Practical Measurement and Tools
While calculations are fundamental, measurement is often necessary for verification or in complex circuits. A digital multimeter (DMM) is the primary tool. You can measure voltage (V) across a component and current (I) through it (by placing the meter in series) and then multiply the readings (P = V × I). Many modern DMMs can measure current directly and some have a power calculation function. For AC circuits, a true RMS multimeter is essential for accurate power measurements if the waveform is non-sinusoidal, as simple average-responding meters will give erroneous results. For high-frequency or high-power applications, specialized power analyzers or oscilloscopes with current probes and math functions are used to measure instantaneous power and calculate real (average) power, reactive power, and power factor.
Design Considerations and Safety Margins
In practical engineering, you rarely design a component to operate at its maximum rated power. A common practice is to apply a safety margin or derating. For instance, a resistor rated at 1 Watt might be used in a design where it will only dissipate 0.5W or 0.6W. This derating accounts for:
- Ambient temperature: Power ratings are typically given at a standard temperature (e.g., 25°C or 70°C). Higher ambient temperatures reduce the effective rating.
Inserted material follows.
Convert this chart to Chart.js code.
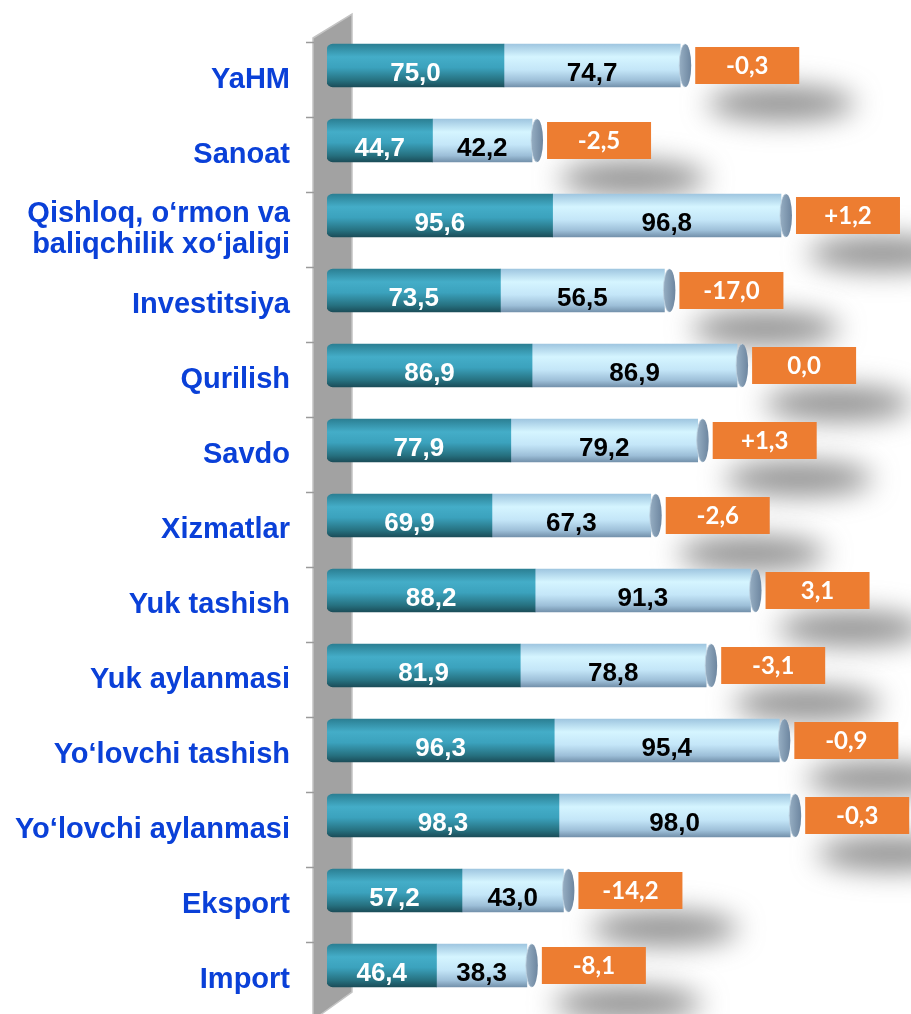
<!DOCTYPE html>
<html>
<head>
<meta charset="utf-8">
<script src="https://cdn.jsdelivr.net/npm/chart.js@4.4.1/dist/chart.umd.min.js"></script>
<style>
  html, body { margin: 0; padding: 0; background: #fff; overflow: hidden; }
  #wrap { width: 911px; height: 1020px; position: relative; }
</style>
</head>
<body>
<div id="wrap"><canvas id="chart"></canvas></div>
<script>
const categories = [
  'YaHM', 'Sanoat', ['Qishloq, o‘rmon va', 'baliqchilik xo‘jaligi'], 'Investitsiya',
  'Qurilish', 'Savdo', 'Xizmatlar', 'Yuk tashish', 'Yuk aylanmasi',
  'Yo‘lovchi tashish', 'Yo‘lovchi aylanmasi', 'Eksport', 'Import'
];
// dark segment
const firstValues = [75.0, 44.7, 95.6, 73.5, 86.9, 77.9, 69.9, 88.2, 81.9, 96.3, 98.3, 57.2, 46.4];
// light segment (bar length as drawn in the picture)
const secondValues = [74.7, 42.2, 96.8, 69.5, 86.9, 79.2, 67.3, 91.3, 78.8, 95.4, 98.0, 43.0, 38.3];
// light segment labels
const secondLabels = ['74,7', '42,2', '96,8', '56,5', '86,9', '79,2', '67,3', '91,3', '78,8', '95,4', '98,0', '43,0', '38,3'];
// orange change boxes
const changeLabels = ['-0,3', '-2,5', '+1,2', '-17,0', '0,0', '+1,3', '-2,6', '3,1', '-3,1', '-0,9', '-0,3', '-14,2', '-8,1'];

const BAR_SHIFT = -14;
const BAR_H = 43;
const fmt = v => v.toFixed(1).replace('.', ',');

function barGradient(ctx, stops, fallback) {
  const chart = ctx.chart;
  const ys = chart.scales.y;
  if (!ys || !chart.chartArea || ctx.dataIndex === undefined) return fallback;
  const top = ys.getPixelForValue(ctx.dataIndex) - BAR_H / 2;
  const g = chart.ctx.createLinearGradient(0, top, 0, top + BAR_H);
  stops.forEach(s => g.addColorStop(s[0], s[1]));
  return g;
}

const darkStops = [[0, '#2b7f93'], [0.3, '#44adc8'], [0.55, '#3ba2bd'], [0.85, '#26707f'], [1, '#1b4d59']];
const lightStops = [[0, '#9fc6e0'], [0.3, '#d5f5ff'], [0.6, '#c4e6f8'], [0.85, '#9dbfd8'], [1, '#7391ab']];

const decor = {
  id: 'decor',
  beforeDraw(chart) {
    const c = chart.ctx;
    const ys = chart.scales.y;
    // grey 3D wall
    c.save();
    c.beginPath();
    c.moveTo(313, 38);
    c.lineTo(352, 14);
    c.lineTo(352, 992);
    c.lineTo(313, 1020);
    c.closePath();
    c.fillStyle = '#a2a2a2';
    c.fill();
    c.strokeStyle = '#c4c4c4';
    c.lineWidth = 1.5;
    c.stroke();
    // tick marks at category boundaries
    c.strokeStyle = '#9a9a9a';
    c.lineWidth = 1.5;
    for (let i = 0; i <= categories.length; i++) {
      const y = Math.round(ys.getPixelForValue(i - 0.5)) + 0.5;
      c.beginPath();
      c.moveTo(306, y);
      c.lineTo(314, y);
      c.stroke();
    }
    c.restore();
  },
  beforeDatasetsDraw(chart) {
    const c = chart.ctx;
    const xs = chart.scales.x, ys = chart.scales.y;
    c.save();
    c.filter = 'blur(14px)';
    c.fillStyle = 'rgba(95,95,95,0.7)';
    firstValues.forEach((v, i) => {
      const X = xs.getPixelForValue(v + secondValues[i]);
      const boxEnd = X + 15 + 104;
      const yc = ys.getPixelForValue(i);
      c.beginPath();
      c.ellipse(boxEnd - 18, yc + 24, 74, 17, 0, 0, Math.PI * 2);
      c.fill();
    });
    c.restore();
    c.save();
    c.translate(0, BAR_SHIFT);
  },
  afterDatasetsDraw(chart) {
    const c = chart.ctx;
    c.restore();
    const xs = chart.scales.x, ys = chart.scales.y;
    const m0 = chart.getDatasetMeta(0), m1 = chart.getDatasetMeta(1);
    c.save();
    firstValues.forEach((v, i) => {
      const X = xs.getPixelForValue(v + secondValues[i]);
      const yc = ys.getPixelForValue(i) + BAR_SHIFT;
      // end cap
      const cg = c.createLinearGradient(X, 0, X + 11, 0);
      cg.addColorStop(0, '#93abc0');
      cg.addColorStop(1, '#6d86a0');
      c.beginPath();
      c.ellipse(X + 5, yc, 6, BAR_H / 2, 0, 0, Math.PI * 2);
      c.fillStyle = cg;
      c.fill();
      c.strokeStyle = 'rgba(190,210,225,0.8)';
      c.lineWidth = 1;
      c.beginPath();
      c.ellipse(X + 5, yc, 6, BAR_H / 2, 0, Math.PI / 2, Math.PI * 1.5);
      c.stroke();

      // value labels
      c.font = 'bold 26px "Liberation Sans", Arial, sans-serif';
      c.textAlign = 'center';
      c.textBaseline = 'alphabetic';
      const e0 = m0.data[i], e1 = m1.data[i];
      c.fillStyle = '#ffffff';
      c.fillText(fmt(v), (e0.x + e0.base) / 2, yc + 15);
      c.fillStyle = '#000000';
      c.fillText(secondLabels[i], (e1.x + e1.base) / 2, yc + 15);

      // orange change box
      const bx = X + 15;
      c.fillStyle = '#ED7D31';
      c.fillRect(bx, yc - 18.5, 104, 37);
      c.fillStyle = '#ffffff';
      c.font = 'bold 24px Lato, "Open Sans", sans-serif';
      c.fillText(changeLabels[i], bx + 52, yc + 8);
    });
    c.restore();
  }
};

new Chart(document.getElementById('chart'), {
  type: 'bar',
  data: {
    labels: categories,
    datasets: [
      {
        data: firstValues,
        backgroundColor: ctx => barGradient(ctx, darkStops, '#3ba2bd'),
        borderRadius: { topLeft: 6, bottomLeft: 6, topRight: 0, bottomRight: 0 },
        borderSkipped: false,
        barThickness: BAR_H
      },
      {
        data: secondValues,
        backgroundColor: ctx => barGradient(ctx, lightStops, '#c4e6f8'),
        barThickness: BAR_H
      }
    ]
  },
  options: {
    indexAxis: 'y',
    responsive: true,
    maintainAspectRatio: false,
    animation: false,
    layout: { padding: { top: 42, bottom: 3, left: 0, right: 0 } },
    plugins: { legend: { display: false }, tooltip: { enabled: false } },
    scales: {
      x: { stacked: true, display: false, min: 0, max: 247.5 },
      y: {
        stacked: true,
        grid: { display: false, drawTicks: false },
        border: { display: false },
        afterFit: s => { s.width = 327; s.paddingTop = 0; s.paddingBottom = 0; },
        ticks: {
          padding: 37,
          color: '#0a40d8',
          font: { family: '"Liberation Sans", Arial, sans-serif', size: 29, weight: 'bold', lineHeight: 1.1 }
        }
      }
    }
  },
  plugins: [decor]
});
</script>
</body>
</html>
- Airflow: Poor ventilation in an enclosure prevents heat from escaping.
- Component aging: Ratings can degrade over time.
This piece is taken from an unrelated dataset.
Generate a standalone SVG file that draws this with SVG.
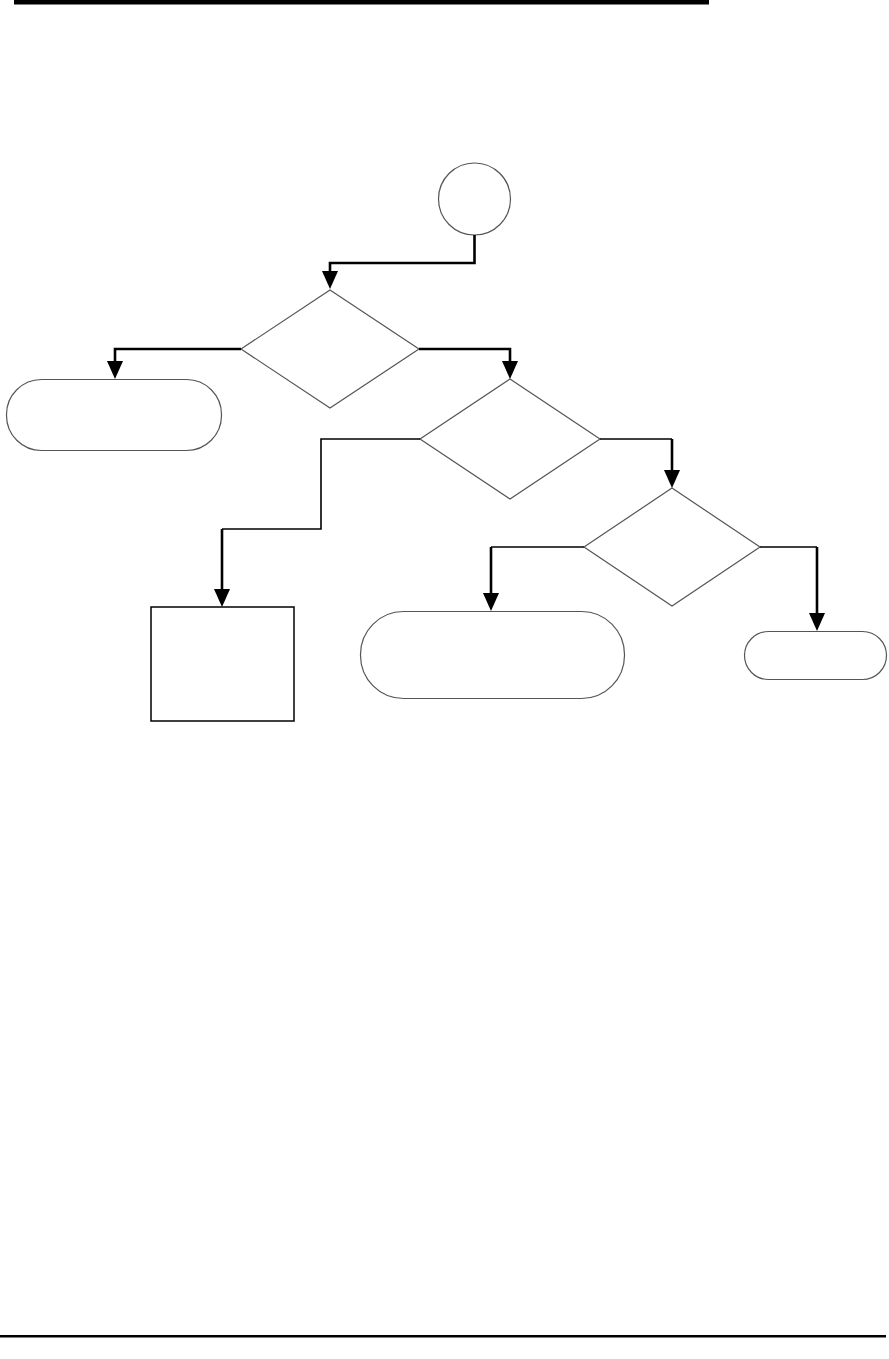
<svg xmlns="http://www.w3.org/2000/svg" width="889" height="1359" viewBox="0 0 889 1359">
<defs>
<style>
.node{fill:#fff;stroke:#555;stroke-width:1.2}
.box{fill:#fff;stroke:#000;stroke-width:1.5}
.c{fill:none;stroke:#000;stroke-width:2.6;stroke-linejoin:miter}
.t{fill:none;stroke:#000;stroke-width:1.6}
.ah{fill:#000}
</style>
<polygon id="arrow" class="ah" points="-8,-18 8,-18 0,0"/>
</defs>
<rect x="0" y="0" width="889" height="1359" fill="#fff"/>
<rect x="14" y="0" width="695" height="4.5" fill="#000"/>
<rect x="0" y="1335" width="886" height="2.5" fill="#000"/>
<g id="start"><circle class="node" cx="474.5" cy="199" r="36"/></g>
<g id="decision1"><polygon class="node" points="330,290 419,349 330,408 241,349"/></g>
<g id="terminal1"><rect class="node" x="6.5" y="379.5" width="215" height="71" rx="35" ry="35"/></g>
<g id="decision2"><polygon class="node" points="510,379 600,439 510,499 420,439"/></g>
<g id="decision3"><polygon class="node" points="672,488 760,547 672,606 584,547"/></g>
<g id="process1"><rect class="box" x="151" y="607" width="143" height="114"/></g>
<g id="terminal2"><rect class="node" x="360.5" y="611.5" width="264" height="87" rx="43" ry="43"/></g>
<g id="terminal3"><rect class="node" x="744.5" y="631.5" width="142" height="48" rx="24" ry="24"/></g>
<g id="connectors">
<path class="c" d="M474.5,235 V263 H330 V272"/>
<use href="#arrow" x="330" y="289"/>
<path class="c" d="M241,349 H115 V362"/>
<use href="#arrow" x="115" y="379"/>
<path class="c" d="M419,349 H510 V362"/>
<use href="#arrow" x="510" y="379"/>
<path class="t" d="M600,439 H672"/>
<path class="c" d="M672,439 V471"/>
<use href="#arrow" x="672" y="488"/>
<path class="t" d="M420,439 H321 V529 H222"/>
<path class="c" d="M222,529 V590"/>
<use href="#arrow" x="222" y="607"/>
<path class="t" d="M584,547 H491"/>
<path class="c" d="M491,547 V594"/>
<use href="#arrow" x="491" y="611"/>
<path class="t" d="M760,547 H817"/>
<path class="c" d="M817,547 V614"/>
<use href="#arrow" x="817" y="631"/>
</g>
</svg>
- Transient spikes: Circuits may experience brief over-current or over-voltage conditions.
- Regulatory and safety standards: Standards often mandate specific derating for reliability.
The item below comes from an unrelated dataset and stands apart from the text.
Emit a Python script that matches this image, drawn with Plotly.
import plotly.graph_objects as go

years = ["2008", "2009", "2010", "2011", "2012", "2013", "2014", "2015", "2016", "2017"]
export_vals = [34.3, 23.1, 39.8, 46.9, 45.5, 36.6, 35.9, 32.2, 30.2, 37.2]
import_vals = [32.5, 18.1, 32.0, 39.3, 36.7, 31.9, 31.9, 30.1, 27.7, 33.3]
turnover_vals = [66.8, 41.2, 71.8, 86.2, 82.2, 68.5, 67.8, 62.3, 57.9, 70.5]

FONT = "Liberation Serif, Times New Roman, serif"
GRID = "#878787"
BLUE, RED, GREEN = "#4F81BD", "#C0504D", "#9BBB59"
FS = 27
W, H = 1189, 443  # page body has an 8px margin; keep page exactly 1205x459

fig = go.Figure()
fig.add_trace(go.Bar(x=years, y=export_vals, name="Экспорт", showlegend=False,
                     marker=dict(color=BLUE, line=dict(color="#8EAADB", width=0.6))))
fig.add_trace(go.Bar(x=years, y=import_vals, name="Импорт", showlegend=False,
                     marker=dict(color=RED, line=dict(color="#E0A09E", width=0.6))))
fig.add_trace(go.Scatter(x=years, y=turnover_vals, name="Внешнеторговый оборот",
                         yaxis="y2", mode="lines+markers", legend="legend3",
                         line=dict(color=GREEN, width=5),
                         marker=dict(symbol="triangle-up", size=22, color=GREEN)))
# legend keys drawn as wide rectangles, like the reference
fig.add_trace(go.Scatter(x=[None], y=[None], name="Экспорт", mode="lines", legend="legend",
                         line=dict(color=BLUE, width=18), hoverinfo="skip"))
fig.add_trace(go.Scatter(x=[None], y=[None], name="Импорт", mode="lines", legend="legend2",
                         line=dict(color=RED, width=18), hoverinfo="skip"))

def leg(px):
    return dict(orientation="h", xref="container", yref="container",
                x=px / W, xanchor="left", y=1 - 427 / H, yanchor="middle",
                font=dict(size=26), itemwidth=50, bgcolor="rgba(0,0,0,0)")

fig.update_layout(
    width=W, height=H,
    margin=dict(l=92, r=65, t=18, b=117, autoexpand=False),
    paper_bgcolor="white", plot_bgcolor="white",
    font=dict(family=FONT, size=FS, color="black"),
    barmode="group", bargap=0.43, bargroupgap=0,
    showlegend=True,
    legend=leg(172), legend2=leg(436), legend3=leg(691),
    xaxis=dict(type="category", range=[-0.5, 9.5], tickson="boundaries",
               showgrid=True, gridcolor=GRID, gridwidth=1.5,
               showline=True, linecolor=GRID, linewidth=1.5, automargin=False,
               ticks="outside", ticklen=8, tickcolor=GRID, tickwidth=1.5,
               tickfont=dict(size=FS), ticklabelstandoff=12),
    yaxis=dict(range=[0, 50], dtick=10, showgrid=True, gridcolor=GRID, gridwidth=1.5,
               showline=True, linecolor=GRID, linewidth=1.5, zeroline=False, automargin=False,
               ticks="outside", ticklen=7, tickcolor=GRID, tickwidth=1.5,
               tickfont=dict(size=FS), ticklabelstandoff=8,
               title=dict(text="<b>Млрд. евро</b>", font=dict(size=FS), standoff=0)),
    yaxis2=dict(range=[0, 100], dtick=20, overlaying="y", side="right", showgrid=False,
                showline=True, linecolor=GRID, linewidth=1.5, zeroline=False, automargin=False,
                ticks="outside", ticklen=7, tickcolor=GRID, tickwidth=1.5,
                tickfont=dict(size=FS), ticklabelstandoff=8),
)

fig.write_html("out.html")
For active components like transistors and integrated circuits (ICs), thermal management is critical. The junction temperature (Tj) inside the silicon must stay below a maximum specified value (e.g., 150°C). The power dissipation (Pd) is linked to this by the thermal resistance (θJA or θJC), measured in °C/W. The formula Tj = Ta + (Pd × θJA) shows how ambient temperature (Ta) and dissipated power combine to set the junction temperature. To manage this, designers use heatsinks, thermal pads, copper pours on PCBs, and forced air cooling to lower the effective thermal resistance.
Conclusion
Understanding and accurately calculating power dissipation is a cornerstone of electrical and electronic design. It moves beyond abstract formulas to the tangible realities of heat, reliability, and safety. From the simplest resistor to complex integrated circuits, the principle that electrical energy must go somewhere—usually becoming heat—governs component selection, circuit layout, and system longevity. By applying Joule's Law, respecting power ratings with appropriate safety margins, and implementing sound thermal management, engineers ensure that circuits perform their intended functions efficiently and without risk of failure. Ultimately, the disciplined management of power is what separates a working prototype from a reliable, market-ready product.